I meant just in how they handle their respective genre. Some other studios do that with their own genres, just Pixar is so notable about it. Another one would be the creators of Avatar The Last Airbender.

"First, if film is such a poor comparsion, why did you bring up Pixar?"

You just asked how what I wrote applies to filmmaking. It doesn't. Pixar was only brought up because they have this approach.

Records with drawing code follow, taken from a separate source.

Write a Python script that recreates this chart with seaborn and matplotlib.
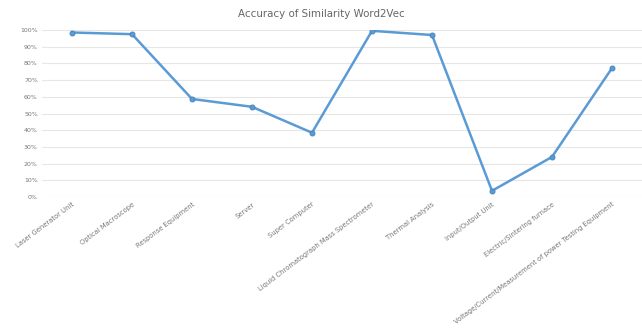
import matplotlib
matplotlib.use("Agg")
import matplotlib.pyplot as plt
import seaborn as sns
import pandas as pd
from matplotlib.ticker import PercentFormatter

categories = ["Laser Generator Unit", "Optical Macroscope", "Response Equipment", "Server",
              "Super Computer", "Liquid Chromatograph Mass Spectrometer", "Thermal Analysis",
              "Input/Output Unit", "Electric/Sintering furnace",
              "Voltage/Current/Measurement of power Testing Equipment"]
accuracy = [0.985, 0.975, 0.587, 0.54, 0.385, 0.995, 0.97, 0.037, 0.24, 0.772]

df = pd.DataFrame({"cat": categories, "acc": accuracy, "pos": range(len(categories))})

sns.set_theme(style="white")
plt.rcParams['font.family'] = ['DejaVu Sans']

fig = plt.figure(figsize=(6.42, 3.29), dpi=100)
ax = fig.add_axes([42/642, 1-197/329, 600/642, 167/329])

sns.lineplot(data=df, x="pos", y="acc", ax=ax, color="#5B9BD5", linewidth=1.8,
             marker="o", markersize=3.5, markeredgecolor="#4A86C0")

ax.set_xlim(-0.5, len(categories)-0.5)
ax.set_ylim(0, 1.0)
ax.set_yticks([i/10 for i in range(11)])
ax.yaxis.set_major_formatter(PercentFormatter(1.0, decimals=0))
ax.set_xticks(range(len(categories)))
ax.set_xticklabels(categories, rotation=37, ha="right", rotation_mode="anchor",
                   fontsize=4.85, color="#777777")
ax.tick_params(axis="y", labelsize=4.5, labelcolor="#777777", length=0, pad=3)
ax.tick_params(axis="x", length=0, pad=3)
ax.grid(axis="y", color="#E6E6E6", linewidth=0.8)
ax.set_axisbelow(True)
for s in ax.spines.values():
    s.set_visible(False)
ax.set_xlabel("")
ax.set_ylabel("")
fig.text(0.5, 1-14/329, "Accuracy of Similarity Word2Vec", ha="center", va="center",
         fontsize=7.4, color="#666666")

fig.savefig("out.png", dpi=100)
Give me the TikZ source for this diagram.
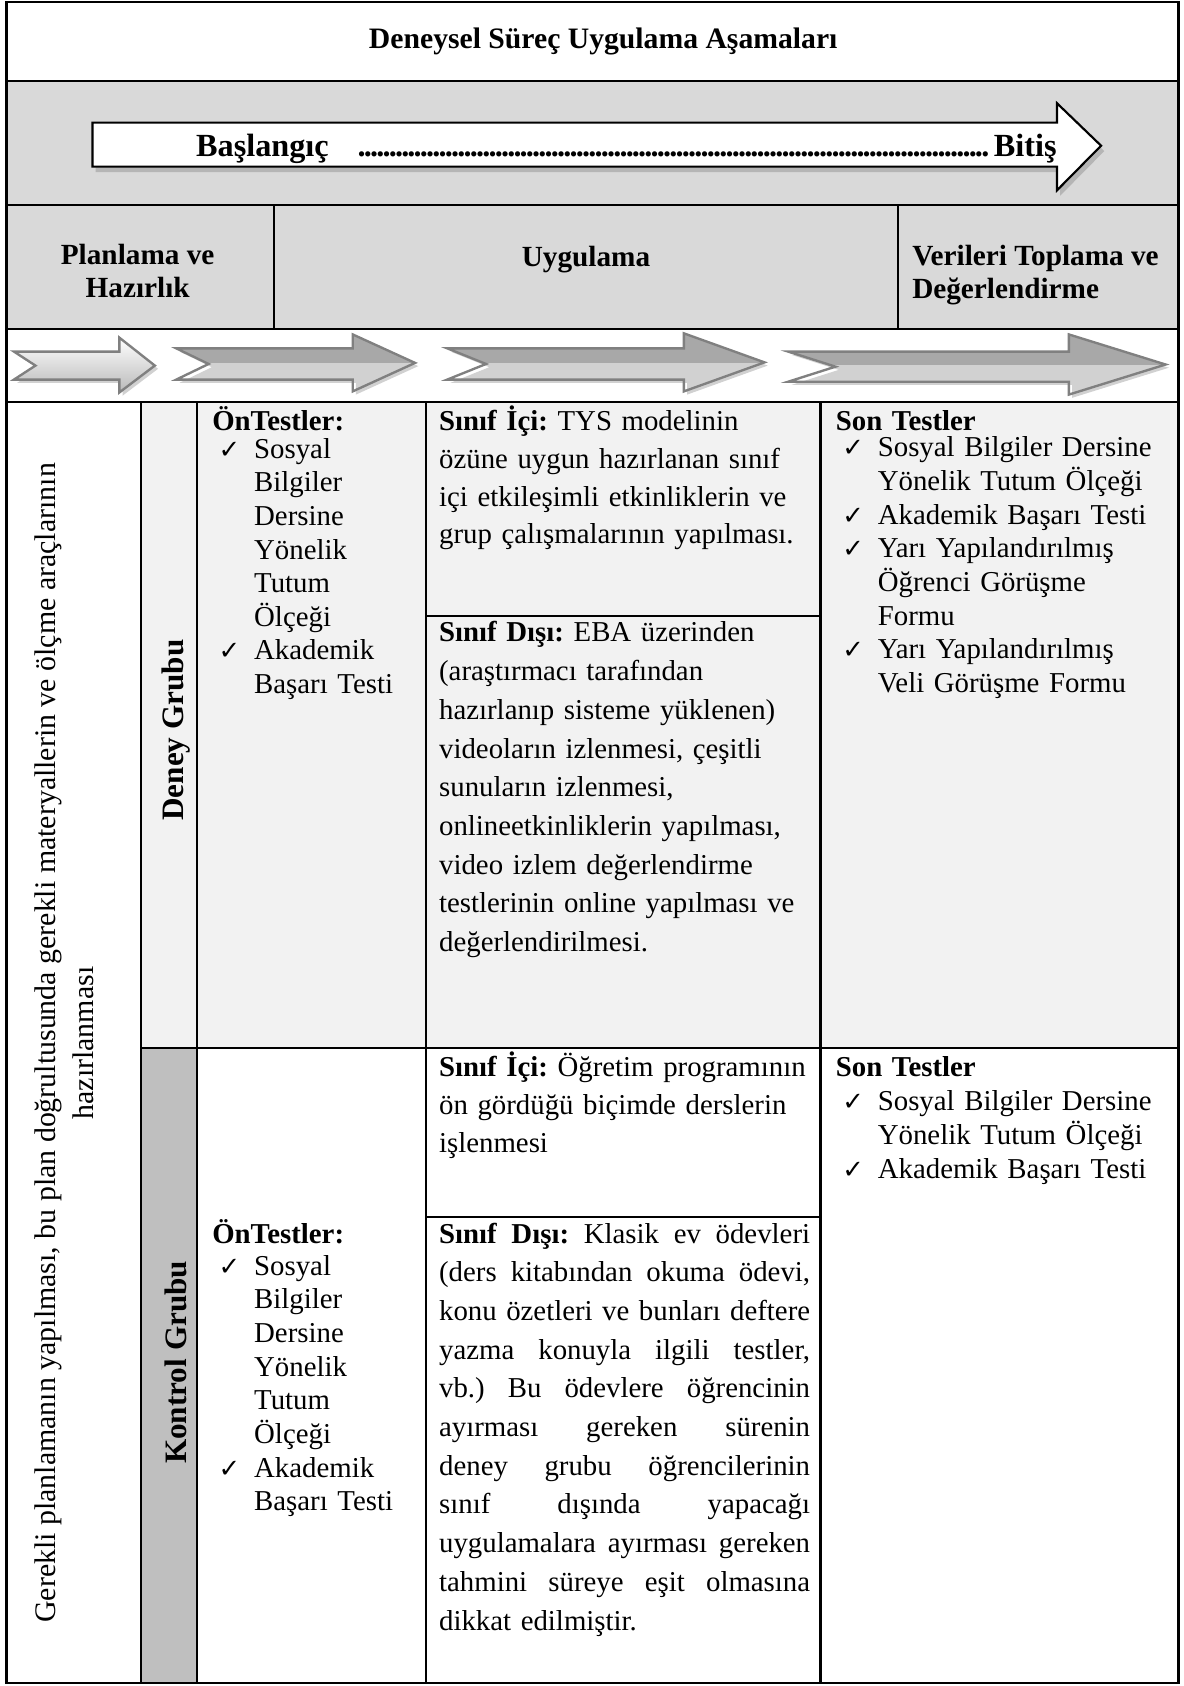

A video game example would be Insomniac or Nintendo.

"I only brought up Cameron because he directly contradicts your statement that modesty is key to sucess."

It can't contradict when a) films and games are different media and b) I did not claim that modesty was the key to success.

I wrote that if you want to make an expanded market game, your approach should be just to make a good expanded market game, not the most grand, awesome, loaded with features and stunning graphics, expanded market game.

And the problem with many game developers is they think they are James Cameron, and want to be just like him, but with games, as in making games as though they were big budget films. It doesn't work that way.

I still don't see how Pixar is a good example. What animation studio makes ostensibly "grander" films than them?

And, again, how is it that the movie comparsion works one way and not the other? What is it that makes it impossible for games to appeal to a mass audience with promises of grandeur when such a strategy so obviously can be sucessful in other media? I can understand it as a sort of practical guidline if that's what you're talking about, but still: Gaming might be different from film, but I think Cameron has shown people do not flee great production values. Other things are what is ailing ambitious games in an expanded audience context (such as, for example, creeping featurism and general inaccesability).